La triste storia degli “Hermanos Rodriguez”, simboli del GP del Messico, un appuntamento ricco di storia e misteri ancora ignoti
Un destino legato ad un’irrefrenabile passione: solo così si potrebbe riassumere e descrivere realmente la storia dei fratelli Rodriguez. O se volete, “los hermanos” Rodriguez. L’appuntamento del Messico è sempre uno dei più attesi nel calendario della F1, in particolare dai piloti, sempre vogliosi di sfrecciare sulla pista “azteca” intitolata proprio a loro, agli Hermanos Rodriguez. Nonostante negli ultimi anni il GP messicano non abbia regalato particolari lotte, la pista di Città del Messico anno dopo anno è sempre più nella storia.
Il perché dell’eternità del circuito centroamericano è da ricercare facendo qualche passo indietro, spostando le lancette al 1962. In un quotidiano 1 novembre di 61 anni fa, si correva la prima edizione del gp del Messico, che vedeva il debutto in casa dell’irrefrenabile Ricardo Rodriguez. Un pilota, il messicano, che il pubblico amava particolarmente per il suo carattere irruento sia in pista che fuori.
Scaltro e particolarmente veloce, Ricardo diede filo da torcere ad Enzo Ferrari, costretto a tenerlo a freno per la sua vivacità. All’epoca è stato il pilota più giovane della storia della Formula 1, e ciò non faceva che “gasarlo” ancor di più. Il tutto fino a quel giorno, perché nelle prove del gp la vita di Ricardo si spegnerà.
La storia di Pedro e l’autodromo
Il dolore di Pedro, per la scomparsa del fratello Ricardo, non fermerà il sogno della F1, troppo più forte anche di un evento simile. La paura e la poca sicurezza della F1 di allora non ostacoleranno il sogno di un altro predestinato, pronto ad affrontare l’ambiente europeo di questo sport, rischioso e purtroppo crudele.
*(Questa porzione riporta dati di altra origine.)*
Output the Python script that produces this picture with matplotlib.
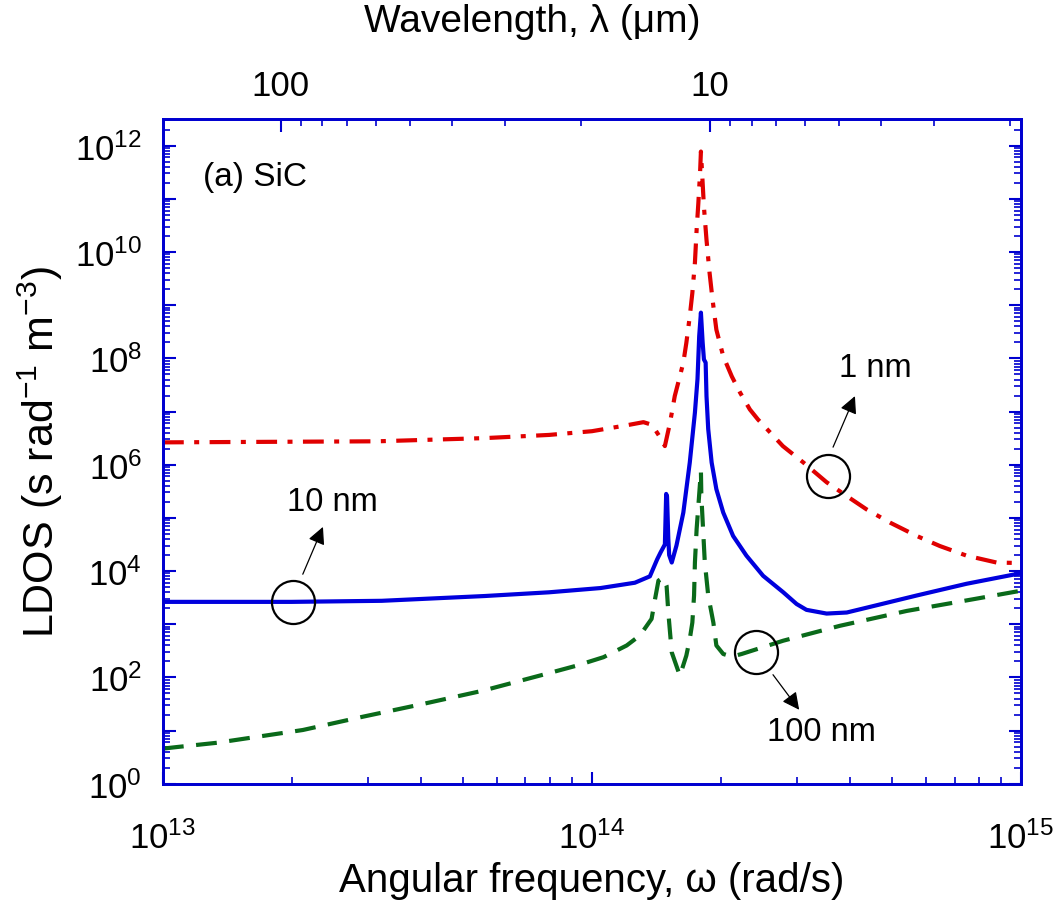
import numpy as np
import matplotlib
matplotlib.use('Agg')
import matplotlib.pyplot as plt
from matplotlib.ticker import FixedLocator, FuncFormatter, NullFormatter, LogLocator

plt.rcParams['font.family'] = ['Liberation Sans', 'DejaVu Sans']
plt.rcParams['mathtext.fontset'] = 'custom'
plt.rcParams['mathtext.rm'] = 'Liberation Sans'
plt.rcParams['mathtext.it'] = 'Liberation Sans:italic'
plt.rcParams['mathtext.bf'] = 'Liberation Sans:bold'

# ---- data: log10(omega [rad/s]) and log10(LDOS [s rad^-1 m^-3]) ----
logw_1nm = [13.0, 13.25, 13.5, 13.75, 13.9, 14.0, 14.08, 14.12, 14.14, 14.16, 14.170,
            14.182, 14.193, 14.201, 14.213, 14.220, 14.228, 14.234, 14.240, 14.244,
            14.248, 14.252, 14.254, 14.258, 14.261, 14.267, 14.274, 14.281, 14.290,
            14.306, 14.326, 14.345, 14.368, 14.387, 14.415, 14.445, 14.493, 14.547,
            14.594, 14.640, 14.695, 14.757, 14.811, 14.873, 14.943, 15.0]
logL_1nm = [6.42, 6.43, 6.44, 6.50, 6.56, 6.63, 6.74, 6.80, 6.75, 6.50, 6.35,
            6.79, 7.29, 7.54, 7.92, 8.29, 8.79, 9.23, 9.80, 10.42,
            10.92, 11.49, 11.89, 11.30, 10.85, 10.23, 9.62, 9.11, 8.54,
            8.04, 7.66, 7.36, 7.04, 6.85, 6.61, 6.35, 6.04, 5.67,
            5.41, 5.16, 4.91, 4.66, 4.47, 4.29, 4.16, 4.15]

logw_10nm = [13.0, 13.3, 13.51, 13.75, 13.9, 14.02, 14.1, 14.135, 14.152, 14.16, 14.17,
             14.173, 14.175, 14.178, 14.18, 14.186, 14.197, 14.213, 14.228, 14.240,
             14.246, 14.250, 14.254, 14.258, 14.261, 14.265, 14.267, 14.271, 14.279,
             14.290, 14.306, 14.329, 14.360, 14.399, 14.446, 14.477, 14.500, 14.547,
             14.594, 14.640, 14.757, 14.873, 15.0]
logL_10nm = [3.42, 3.42, 3.44, 3.53, 3.60, 3.68, 3.78, 3.90, 4.22, 4.35, 4.50,
             5.45, 5.40, 4.60, 4.30, 4.16, 4.48, 5.10, 6.04, 6.98,
             7.61, 8.42, 8.86, 8.30, 7.98, 7.92, 7.29, 6.67, 6.04,
             5.54, 5.10, 4.66, 4.29, 3.91, 3.60, 3.38, 3.27, 3.20,
             3.22, 3.31, 3.54, 3.76, 3.96]

logw_100nm = [13.0, 13.033, 13.126, 13.326, 13.466, 13.606, 13.746, 13.886, 13.964,
              14.027, 14.081, 14.112, 14.139, 14.147, 14.155, 14.166, 14.174, 14.178,
              14.186, 14.205, 14.220, 14.228, 14.234, 14.238, 14.240, 14.244, 14.254,
              14.255, 14.259, 14.263, 14.271, 14.283, 14.290, 14.306, 14.326, 14.349,
              14.446, 14.578, 14.734, 14.889, 15.0]
logL_100nm = [0.66, 0.69, 0.77, 1.01, 1.26, 1.50, 1.75, 2.05, 2.22,
              2.38, 2.60, 2.79, 3.10, 3.47, 3.82, 3.88, 3.72, 3.22,
              2.47, 2.03, 2.41, 2.72, 3.03, 3.54, 4.16, 4.79, 5.88,
              5.41, 4.79, 4.17, 3.54, 3.03, 2.60, 2.44, 2.39, 2.44,
              2.69, 2.97, 3.25, 3.47, 3.63]

wl_major = [100, 10]                      # wavelength ticks (um)
wl_minor = [90, 80, 70, 60, 50, 40, 30, 20, 9, 8, 7, 6, 5, 4, 3, 2]

# annotation anchors (log10 omega, log10 LDOS)
ann_labels = ['10 nm', '1 nm', '100 nm']
ann_circle = [(13.303, 3.42), (14.55, 5.78), (14.382, 2.48)]
ann_tail = [(13.326, 3.94), (14.562, 6.33), (14.422, 2.05)]
ann_tip = [(13.373, 4.83), (14.613, 7.29), (14.483, 1.39)]
ann_text = [(13.396, 5.31), (14.66, 7.83), (14.536, 0.98)]

BLUE = '#0000d0'
C0 = 2.99792458e8

fig = plt.figure(figsize=(10.58, 9.03), dpi=100)
ax = fig.add_axes([0.154, 0.131, 0.811, 0.736])

p = lambda a: np.power(10.0, np.asarray(a))
ax.plot(p(logw_1nm), p(logL_1nm), color='#e00000', lw=3.0,
        linestyle=(0, (5, 2.5, 1.2, 2.5)))
ax.plot(p(logw_10nm), p(logL_10nm), color='#0000dd', lw=3.0, linestyle='-')
ax.plot(p(logw_100nm), p(logL_100nm), color='#0a6a1a', lw=3.0,
        linestyle=(0, (5, 3)))

ax.set_xscale('log')
ax.set_yscale('log')
ax.set_xlim(1e13, 1e15)
ax.set_ylim(1e0, 10 ** 12.5)

ax.xaxis.set_major_locator(FixedLocator([1e13, 1e14, 1e15]))
ax.xaxis.set_minor_locator(LogLocator(base=10, subs=np.arange(2, 10), numticks=50))
ax.xaxis.set_minor_formatter(NullFormatter())
ax.xaxis.set_major_formatter(FuncFormatter(
    lambda v, pos: r'$\mathdefault{10^{%d}}$' % round(np.log10(v))))

ax.yaxis.set_major_locator(FixedLocator([10.0 ** k for k in range(0, 13)]))
ax.yaxis.set_minor_locator(LogLocator(base=10, subs=np.arange(2, 10), numticks=50))
ax.yaxis.set_minor_formatter(NullFormatter())

def yfmt(v, pos):
    e = int(round(np.log10(v)))
    return r'$\mathdefault{10^{%d}}$' % e if e % 2 == 0 else ''
ax.yaxis.set_major_formatter(FuncFormatter(yfmt))

ax.tick_params(which='both', direction='in', color=BLUE, labelcolor='black',
               top=False, right=True, labelsize=25)
ax.tick_params(which='major', length=9, width=1.5)
ax.tick_params(which='minor', length=5, width=1.2)
ax.tick_params(axis='x', which='major', pad=26)
ax.tick_params(axis='y', which='major', pad=15)
for s in ax.spines.values():
    s.set_color(BLUE)
    s.set_linewidth(2.0)

ax2 = ax.twiny()
ax2.set_xscale('log')
ax2.set_xlim(ax.get_xlim())
conv = lambda wl: 2 * np.pi * C0 / (np.asarray(wl, float) * 1e-6)
ax2.xaxis.set_major_locator(FixedLocator(conv(wl_major)))
ax2.xaxis.set_major_formatter(FuncFormatter(
    lambda v, pos: '%d' % round(2 * np.pi * C0 / v * 1e6)))
ax2.xaxis.set_minor_locator(FixedLocator(conv(wl_minor)))
ax2.xaxis.set_minor_formatter(NullFormatter())
ax2.tick_params(which='both', direction='in', color=BLUE, labelcolor='black',
                labelsize=25)
ax2.tick_params(which='major', length=9, width=1.5, pad=12)
ax2.tick_params(which='minor', length=5, width=1.2)
for s in ax2.spines.values():
    s.set_color(BLUE)
    s.set_linewidth(2.0)

ax.set_xlabel('Angular frequency, ω (rad/s)', fontsize=29)
ax.xaxis.set_label_coords(0.5, -0.145)
ax.xaxis.label.set_va('center')
ax2.set_xlabel('Wavelength, λ (μm)', fontsize=28)
ax2.xaxis.set_label_coords(0.43, 1.147)
ax2.xaxis.label.set_va('center')
ax.set_ylabel(r'LDOS (s rad$^{-1}$ m$^{-3}$)', fontsize=31)
ax.yaxis.set_label_coords(-0.143, 0.5)
ax.yaxis.label.set_va('center')

ax.text(0.047, 0.914, '(a) SiC', transform=ax.transAxes, fontsize=24,
        ha='left', va='center')

for lab, c, t0, t1, tx in zip(ann_labels, ann_circle, ann_tail, ann_tip, ann_text):
    ax.plot([10 ** c[0]], [10 ** c[1]], marker='o', markersize=31,
            markerfacecolor='none', markeredgecolor='black', markeredgewidth=1.6)
    ax.annotate('', xy=(10 ** t1[0], 10 ** t1[1]), xytext=(10 ** t0[0], 10 ** t0[1]),
                arrowprops=dict(arrowstyle='-|>', color='black', lw=0.9,
                                mutation_scale=26, shrinkA=0, shrinkB=0))
    ax.text(10 ** tx[0], 10 ** tx[1], lab, fontsize=23.5, ha='center', va='center')

fig.savefig('out.png', dpi=100)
Il sogno si avvera: Pedro Rodríguez arriva in Formula 1 alla fine del 1963. Corre con Lotus, correndo i Gran Premi di Stati Uniti e Messico.
Pedro realizzerà un altro sogno, correndo qualche sessione di test con la Ferrari, stringendo i rapporti con Enzo Ferrari. Al primo gp della stagione 1967, in Sudafrica, Pedro otterrà una sorprendente quanto fortunosa vittoria che gli vale il rinnovo contrattuale con il team Cooper per il resto della stagione. Il messicano si imporrà anche nel Gran Premio del Belgio 1970, sull’insidiosa pista di Spa-Francorchamps. Quell’anno sfiora il successo anche nel GP degli Stati Uniti, ma un problema tecnico lo costringe al ritiro. L’inizio della sfortuna.
La carriera di Pedro Rodríguez si conclude in maniera tragica, come era già successo al fratello: nel luglio 1971, a 31 anni, muore nel corso di una gara minore che stava disputando in Germania. Un incidente orribile, 9 anni dopo il fratello maggiore Ricardo, che malgrado tutto gli consegnerà la gloria e l’onore degli archivi della F1.
L’autodromo e il ritorno della F1
L’autodromo di Città del Messico, a partire dall’anno seguente, porterà il nome degli “Hermanos”, incoronando la carriera e la vita sfortunata dei Rodriguez. La F1, tuttavia, interromperà più volte il proprio contratto con l’autodromo. Inizialmente per 15 anni (tra il 1970 e il 1985), in seguito per ulteriori 23 (1992-2015), per poi tornare tappa protagonista del Mondiale. L’edizione del 2015 segnerà un incredibile sold-out, sottolineando quanto il calore del popolo messicano mancasse al circus.
Ferrari curiosamente, negli ultimi 7 anni (nel 2020 non si corse causa Covid), non ha mai vinto, lasciando spazio sempre a Verstappen, Hamilton e Rosberg. Una storia ricca di mistero e talvolta affascinante quella di una pista, per molti “maledetta”. Una pista che porta il nome di due eroi, che a loro modo hanno segnato un altro capitolo dell’eterna storia del motorsport. Semplicemente, la storia della F1.